Most informal discussions are suggesting that any blended learning is not to be assessed/ supervised or marked.
That's bonkers. If a child is in school, work can be marked and feedback given. If not, then what happens? Child comes in, does work, chucks it in the bin on the way out of the classroom? Teacher wears a visor and mask combo to sit near the child - better than nothing in terms of PPE.
It could work from an education perspective, just not for childcare.
Children do normal lessons in school, work is set on Friday for the following week - 5 follow up tasks for English and maths and another subject as a paper pack. But that can't be recorded lessons and the like, because teachers won't have time to do that. Then on Mondays it is reviewed, marked, edited, whatever. While they are at home, the kids in school are getting the same lessons - teacher does it over again, with same work being set. It would stagger a term start for children, but that's better than nothing. And knowing they need to hand it in on Monday would make it more likely to happen I expect. Especially if there is no online aspect - no excuse about technology not being available.
What are Scotland thinking?
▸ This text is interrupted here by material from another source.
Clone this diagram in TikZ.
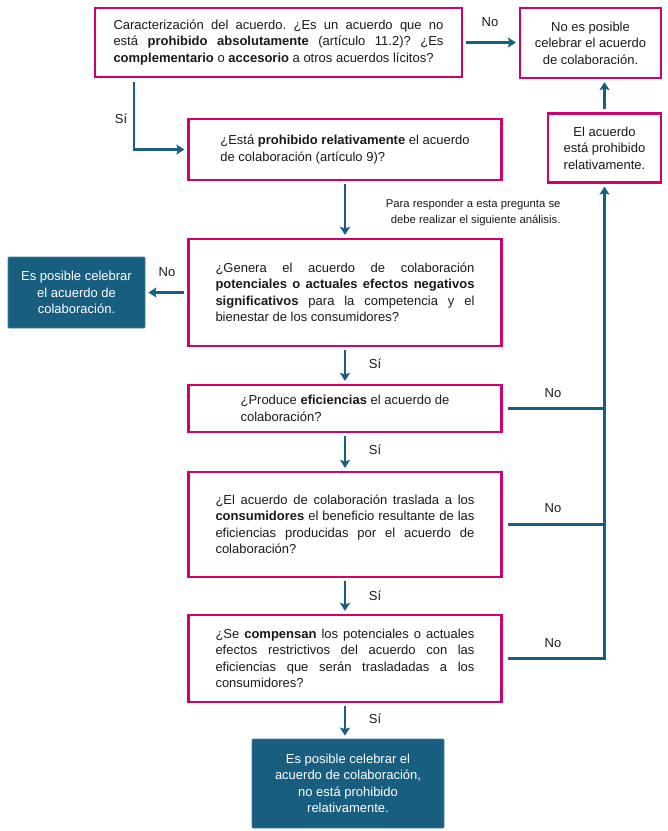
\documentclass[tikz,border=0pt]{standalone}
\usepackage{fontspec}
\setmainfont{Liberation Sans}
\usetikzlibrary{arrows.meta,calc}
\definecolor{pinkc}{HTML}{D1006C}
\definecolor{bluec}{HTML}{185E80}
\definecolor{txt}{HTML}{1A1A1A}
\begin{document}
\hyphenpenalty=10000 \exhyphenpenalty=10000 \frenchspacing
\begin{tikzpicture}[x=1pt,y=-1pt,
  every node/.style={font=\fontsize{13}{16.5}\selectfont, text=txt},
  qbox/.style={draw=pinkc, line width=2.2pt, fill=white, inner sep=0pt},
  rbox/.style={qbox, align=center},
  dbox/.style={fill=bluec, draw=bluec!80!white, line width=0.8pt, rounded corners=1pt, text=white, align=center, inner sep=0pt},
  arr/.style={draw=bluec, line width=2.7pt, -{Stealth[length=8pt,width=10pt,inset=1.5pt]}, shorten <=3pt, shorten >=3pt},
  ln/.style={draw=bluec, line width=2.7pt},
  lbl/.style={font=\fontsize{13}{15}\selectfont},
  jt/.style={align=justify, text width=259pt}
]
\useasboundingbox (0,0) rectangle (668,831);

\node[qbox, minimum width=367pt, minimum height=69pt, jt, text width=330pt] (b1) at (278.5,42.5)
 {Caracterización del acuerdo. ¿Es un acuerdo que no\linebreak
  está \textbf{prohibido absolutamente} (artículo 11.2)? ¿Es\linebreak
  \textbf{complementario} o \textbf{accesorio} a otros acuerdos lícitos?};

\node[rbox, minimum width=141pt, minimum height=70pt] (nb) at (590.5,43)
 {No es posible\\celebrar el acuerdo\\de colaboración.};

\node[qbox, minimum width=313pt, minimum height=61pt, align=left] (b2) at (345,149.5)
 {¿Está \textbf{prohibido relativamente} el acuerdo\\de colaboración (artículo 9)?};

\node[rbox, minimum width=113pt, minimum height=69pt] (ea) at (604.5,148)
 {El acuerdo\\está prohibido\\relativamente.};

\node[font=\fontsize{11.3}{16}\selectfont, align=right, anchor=east] (nota) at (564,213)
 {Para responder a esta pregunta se\\debe realizar el siguiente análisis.};

\node[qbox, minimum width=313pt, minimum height=107pt, jt] (b3) at (345,292.5)
 {¿Genera el acuerdo de colaboración\linebreak
  \textbf{potenciales o actuales efectos negativos}\linebreak
  \textbf{significativos} para la competencia y el\linebreak
  bienestar de los consumidores?};

\node[dbox, minimum width=137pt, minimum height=71pt] (dl) at (76.5,292.5)
 {Es posible celebrar\\el acuerdo de\\colaboración.};

\node[qbox, minimum width=313pt, minimum height=47pt, align=left] (b4) at (345,408.5)
 {¿Produce \textbf{eficiencias} el acuerdo de\\colaboración?};

\node[qbox, minimum width=313pt, minimum height=105pt, jt] (b5) at (345,524.5)
 {¿El acuerdo de colaboración traslada a los\linebreak
  \textbf{consumidores} el beneficio resultante de las\linebreak
  eficiencias producidas por el acuerdo de\linebreak
  colaboración?};

\node[qbox, minimum width=313pt, minimum height=87pt, jt] (b6) at (345,658.5)
 {¿Se \textbf{compensan} los potenciales o actuales\linebreak
  efectos restrictivos del acuerdo con las\linebreak
  eficiencias que serán trasladadas a los\linebreak
  consumidores?};

\node[dbox, minimum width=192pt, minimum height=89pt] (bd) at (348,783.5)
 {Es posible celebrar el\\acuerdo de colaboración,\\no está prohibido\\relativamente.};

% connectors
\draw[arr] (b1.east) -- (b1.east -| nb.west);
\node[lbl] (lno1) at (490,22) {No};

\coordinate (s1) at ($(b1.south west)+(40,0)$);
\draw[arr, shorten <=4pt] (s1) |- (b2.west);
\node[lbl] (lsi1) at (121,119) {Sí};

\draw[arr] (b2.south) -- (b3.north);

\draw[arr] (b3.west) -- (dl.east);
\node[lbl] (lno2) at (167,272) {No};

\draw[arr] (b3.south) -- (b4.north);
\node[lbl] (lsi2) at (375,364) {Sí};

\draw[arr] (b4.south) -- (b5.north);
\node[lbl] (lsi3) at (375,450) {Sí};

\draw[arr] (b5.south) -- (b6.north);
\node[lbl] (lsi4) at (375,596) {Sí};

\draw[arr] (b6.south) -- (b6.south |- bd.north);
\node[lbl] (lsi5) at (375,719) {Sí};

\draw[ln, shorten <=5pt] (b4.east) -- (b4.east -| ea.south);
\node[lbl] (lno3) at (553,393) {No};
\draw[ln, shorten <=5pt] (b5.east) -- (b5.east -| ea.south);
\node[lbl] (lno4) at (553,508) {No};
\draw[arr, shorten <=5pt] (b6.east) -| (ea.south);
\node[lbl] (lno5) at (553,643) {No};

\draw[arr] (ea.north) -- (ea.north |- nb.south);
\end{tikzpicture}
\end{document}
Until Christmas just to see what happens with infection rates?
I should add that preparing online lessons takes AGES. Between 2 and 3 hours each for most of mine - I think primary school is harder than secondary because of lack of independence, much shorter attention spans, and no real chance for feedback to the actual child - feeding back to parents is pointless.
Also, only 30% of our school are accessing any of the lessons at all.